This course provides an overview of the different approaches and theories in cultural theory from classical antiquity until today. The subjects treated include classical poetics, phenomenology, Marxism, formalism, reader-response theory and surface reading, psychoanalysis, structuralism and semiotics, deconstruction and poststructuralism, feminism and queer theory, cultural analysis, transnationalism and postcolonial studies, and aesthetics and politics.
In this course students are made familiar with the most important theoretical approaches to cultural analysis, each of which offers a different perspective on the object under analysis. . In addition, students gain insight into the historical development of these different approaches and the ways in which they relate to one another. The reading material is entirely made up of texts written by the theorists themselves and comprises a number of classics.
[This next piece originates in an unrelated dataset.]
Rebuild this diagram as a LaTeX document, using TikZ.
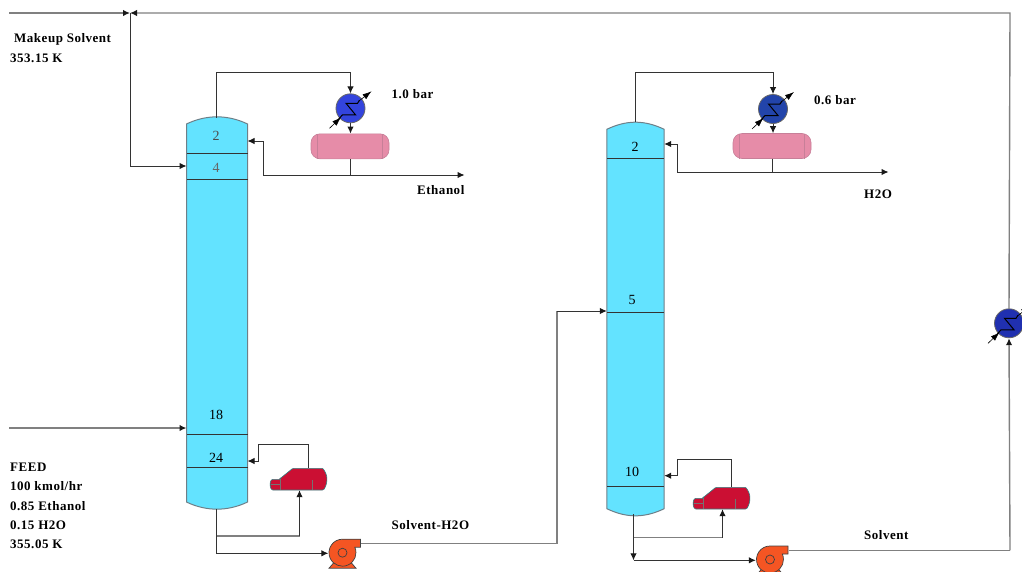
\documentclass[tikz,border=0pt]{standalone}
\usepackage{fontspec}
\setmainfont{Liberation Serif}
\usetikzlibrary{arrows.meta}
\definecolor{colcyan}{HTML}{63E3FF}
\definecolor{coledge}{HTML}{6E7F88}
\definecolor{drumpink}{HTML}{E68CA8}
\definecolor{drumedge}{HTML}{C77F98}
\definecolor{rebred}{HTML}{CB0F33}
\definecolor{pumporange}{HTML}{F55523}
\definecolor{hxblue}{HTML}{3344DD}
\definecolor{hxnavy}{HTML}{2244AA}
\definecolor{hxdeep}{HTML}{2030B0}
\tikzset{
    pipe/.style={draw=black!80, line width=1pt},
    pipegray/.style={draw=black!50, line width=1.4pt},
    tip/.style={-{Latex[length=7pt,width=6.5pt,color=black!90]}},
    colbody/.style={minimum width=#1, minimum height=10pt, inner sep=0pt},
    colshell/.style={fill=colcyan, draw=coledge, line width=1pt},
    traynum/.style={font=\fontsize{14}{14}\selectfont, inner sep=0pt},
    tag/.style={font=\bfseries\fontsize{13}{19.25}\selectfont\addfontfeature{LetterSpace=4}, align=left, anchor=west, inner sep=0pt},
    hxnode/.style={circle, draw=black!60, line width=0.8pt, minimum size=29pt, inner sep=0pt},
    drum/.style={rectangle, rounded corners=9pt, fill=drumpink, draw=drumedge, line width=0.6pt, minimum width=78pt, minimum height=25pt, inner sep=0pt},
    rebnode/.style={minimum width=58pt, minimum height=22pt, inner sep=0pt},
    pumpnode/.style={minimum width=28pt, minimum height=28pt, inner sep=0pt},
    hxmark/.pic={
        \draw[black, line width=1pt] (-12,11) -- (-8,6.5) -- (5,6.5) -- (-4.5,-5) -- (7,-5) -- (9,-8);
        \draw[black, line width=0.6pt, -{Latex[length=9pt,width=6pt]}] (-21,20) -- (-9.5,9);
        \draw[black, line width=0.6pt, -{Latex[length=9pt,width=6pt]}] (8,-7) -- (21,-17);
    },
    drummark/.pic={
        \draw[drumedge, line width=0.8pt] (-32.7,-12.5) -- (-32.7,12.5) (32.7,-12.5) -- (32.7,12.5);
    },
    rebmark/.pic={
        \draw[fill=rebred, draw=teal!60!gray, line width=0.6pt, rounded corners=1pt]
            (-19.3,-0.5) -- (-6.7,-10.7) -- (23.3,-10.7) .. controls (26,-7) and (27.5,-3) .. (27.3,0)
            .. controls (27.5,4) and (26,8) .. (24,11) -- (-27.7,11) -- (-29.3,8) -- (-29.3,3) -- (-27.7,0.3) -- (-19.3,0.3) -- cycle;
        \draw[black!55, line width=0.8pt] (-19.3,0.3) -- (-19.3,11) (-29,5.7) -- (-19.3,5.7) (13,1) -- (13,11);
    },
    pumpmark/.pic={
        \fill[pumporange, draw=black!75, line width=0.7pt] (-7,8) -- (7,8) -- (13.5,15.5) -- (-13.5,15.5) -- cycle;
        \draw[fill=pumporange, draw=black!75, line width=0.7pt]
            (0,-13.5) -- (18,-13.5) -- (18,-5.5) -- (12.3,-5.5) arc (-24:270:13.5) -- cycle;
        \draw[black!75, line width=0.7pt] (0,0) circle (4.5);
    },
}
\newcommand{\colshape}[1]{%
    \draw[colshell] (#1.north west) .. controls +(20,-9.5) and +(-20,-9.5) .. (#1.north east)
        -- (#1.south east) .. controls +(-20,9.5) and +(20,9.5) .. (#1.south west) -- cycle;
}
\begin{document}
\begin{tikzpicture}[x=1pt, y=-1pt]
    \useasboundingbox (0,0) rectangle (1022,571);
    \clip (0,0) rectangle (1022,571);

    % columns
    \node[colbody=60.6pt, minimum height=377.7pt] (col1) at (217,313) {};
    \node[colbody=57pt, minimum height=379pt] (col2) at (635.5,319) {};
    \colshape{col1}
    \colshape{col2}
    \foreach \ty in {153,179,434,467}
        \draw[pipe] (col1.west |- 0,\ty) -- (col1.east |- 0,\ty);
    \foreach \ty in {158,312,486}
        \draw[pipe] (col2.west |- 0,\ty) -- (col2.east |- 0,\ty);
    \node[traynum, text=black!70] (a2) at (216,136) {2};
    \node[traynum, text=black!60] (a4) at (216,167.5) {4};
    \node[traynum] (a18) at (216,414.5) {18};
    \node[traynum] (a24) at (216,458) {24};
    \node[traynum] (b2) at (635,147) {2};
    \node[traynum] (b5) at (632,299.5) {5};
    \node[traynum] (b10) at (632,472) {10};

    % exchangers
    \node[hxnode, fill=hxblue] (cond1) at (350.5,108.3) {};
    \node[hxnode, fill=hxnavy] (cond2) at (773,109) {};
    \node[hxnode, fill=hxdeep] (cool) at (1009,323.3) {};
    \pic at (cond1) {hxmark};
    \pic at (cond2) {hxmark};
    \pic at (cool) {hxmark};

    % drums, reboilers, pumps
    \node[drum] (drum1) at (350,146.3) {};
    \node[drum] (drum2) at (772,146) {};
    \pic at (drum1) {drummark};
    \pic at (drum2) {drummark};
    \node[rebnode] (reb1) at (299.5,479) {};
    \node[rebnode] (reb2) at (722.5,498) {};
    \pic at (reb1) {rebmark};
    \pic at (reb2) {rebmark};
    \node[pumpnode] (pump1) at (342.5,552.7) {};
    \node[pumpnode] (pump2) at (770,559.5) {};
    \pic at (pump1) {pumpmark};
    \pic at (pump2) {pumpmark};

    % junctions
    \coordinate (top1) at (216.3,117.5);
    \coordinate (top2) at (635,122);
    \coordinate (bot1) at (216.5,509.3);
    \coordinate (bot2) at (633.5,514);
    \coordinate (eth) at (263,175);
    \coordinate (ethend) at (464.5,175);
    \coordinate (wat) at (677,172);
    \coordinate (watend) at (888.5,172);
    \coordinate (makeup) at (130,13);
    \coordinate (feedin) at (9,428);
    \coordinate (makeupin) at (9,13);
    \coordinate (corner) at (1010,13);
    \coordinate (solv1) at (557,311);
    \coordinate (solv2) at (1010,550.3);

    % overheads
    \draw[pipe] (top1) |- (350.5,72) -- (350.5,85);
    \draw[pipe, tip] (350.5,80) -- (cond1.north);
    \draw[pipe, tip] (cond1.south) -- (drum1.north -| cond1.south);
    \draw[pipe] (drum1.south) -- (drum1.south |- eth);
    \draw[pipe, tip] (eth) -- (ethend);
    \draw[pipe, tip] (eth) |- (col1.east |- 0,141);
    \draw[pipe] (top2) |- (773,72) -- (773,85);
    \draw[pipe, tip] (773,80) -- (cond2.north);
    \draw[pipe, tip] (cond2.south) -- (drum2.north -| cond2.south);
    \draw[pipe] (drum2.south) -- (drum2.south |- wat);
    \draw[pipe, tip] (wat) -- (watend);
    \draw[pipe, tip] (wat) |- (col2.east |- 0,144);

    % bottoms col 1
    \draw[pipe, tip] (bot1) |- (pump1.west |- 0,553.3);
    \draw[pipegray] (bot1 |- 0,536) -- (299.5,536);
    \draw[pipe, tip] (299.5,536) -- (reb1.south);
    \draw[pipe] ([xshift=8.5pt]reb1.north) |- (258,444);
    \draw[pipe, tip] (258,444) |- (col1.east |- 0,461);

    % bottoms col 2
    \draw[pipe, tip] (bot2) -- (633.5,560.3);
    \draw[pipe, tip] (633.5,560.3) -- (pump2.west |- 0,560.3);
    \draw[pipegray] (bot2 |- 0,537.7) -- (722.5,537.7);
    \draw[pipe, tip] (722.5,537.7) -- (reb2.south);
    \draw[pipe] ([xshift=8.5pt]reb2.north) |- (677.7,459.3);
    \draw[pipe, tip] (677.7,459.3) |- (col2.east |- 0,475.7);

    % streams between units
    \draw[pipegray, tip] (feedin) -- (col1.west |- feedin);
    \draw[pipegray, tip] (makeupin) -- (makeup);
    \draw[pipegray, tip] (cool.north) -- (corner) -- (makeup);
    \draw[pipe, tip] (makeup) |- (col1.west |- 0,166);
    \draw[pipegray] (360.5,543.7) -| (solv1);
    \draw[pipe, tip] (solv1) -- (col2.west |- solv1);
    \draw[pipegray] (788.5,550.3) -- (solv2);
    \draw[pipegray, tip] (solv2) -- (cool.south);

    % labels
    \node[tag] (makeuplab) at (14,48) {Makeup Solvent\\\hspace{-4pt}353.15 K};
    \node[tag] (feedlab) at (10,506) {FEED\\100 kmol/hr\\0.85 Ethanol\\0.15 H2O\\355.05 K};
    \node[tag] (bar1) at (391.5,94) {1.0 bar};
    \node[tag] (bar2) at (814,100) {0.6 bar};
    \node[tag] (ethlab) at (417,190.5) {Ethanol};
    \node[tag] (h2olab) at (864,194.5) {H2O};
    \node[tag] (swlab) at (391.5,525.5) {Solvent-H2O};
    \node[tag] (solvlab) at (864,535) {Solvent};
\end{tikzpicture}
\end{document}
Students are encouraged to engage with these texts in a personal way, exploring their strengths and limitations by applying them to literary texts as well as film and visual art.
On completion of this course students are able to
Engage with these approaches critically to analyse literary texts, films, and visual art works, both in classroom discussion and in writing;
Address specific questions and problems relative to the approaches in question;
Discuss and reflect on the comparative strengths and limitations of the different approaches, both individually and in collaboration;
Reflect critically on their own position as researchers in the field of cultural analysis;
Set up a research project (final paper) independently, collect and assess sources, present their project orally, and offer peer feedback.
The timetables are available through MyTimetable
Mode of instruction
Weekly reading and discussion assignments;
Participation in a concluding research symposium;
Two brief writing assignments;
Midterm writing assignment in collaboration with a fellow student;
ResMa students that take this course will write a paper that reflects the demands of the Research Master. That is, they will have to formulate more complex and original research questions than the MA students, include a critical positioning towards the state of the art of its subject, and produce a longer paper (7000 words including bibliography instead of 5000 words).
Two brief assignments: 10% each
Midterm writing assignment: 20%
Final paper: 60%
The final grade is the weighted average of the writing assignments.
Active participation in classroom discussions and the symposium is a condition for completing the course.
Re-examination via a rewritten version of the final paper.
Inspection and feedback
Once student’s assignments are assessed, students are welcome to make an appointment with the instructor in order to discuss their results.
Vincent B. Leitch et al. (eds.), The Norton Anthology of Theory and Criticism. Third edition. New York and London: Norton, 2018;
Additional material (literature, films, visual art) to be announced.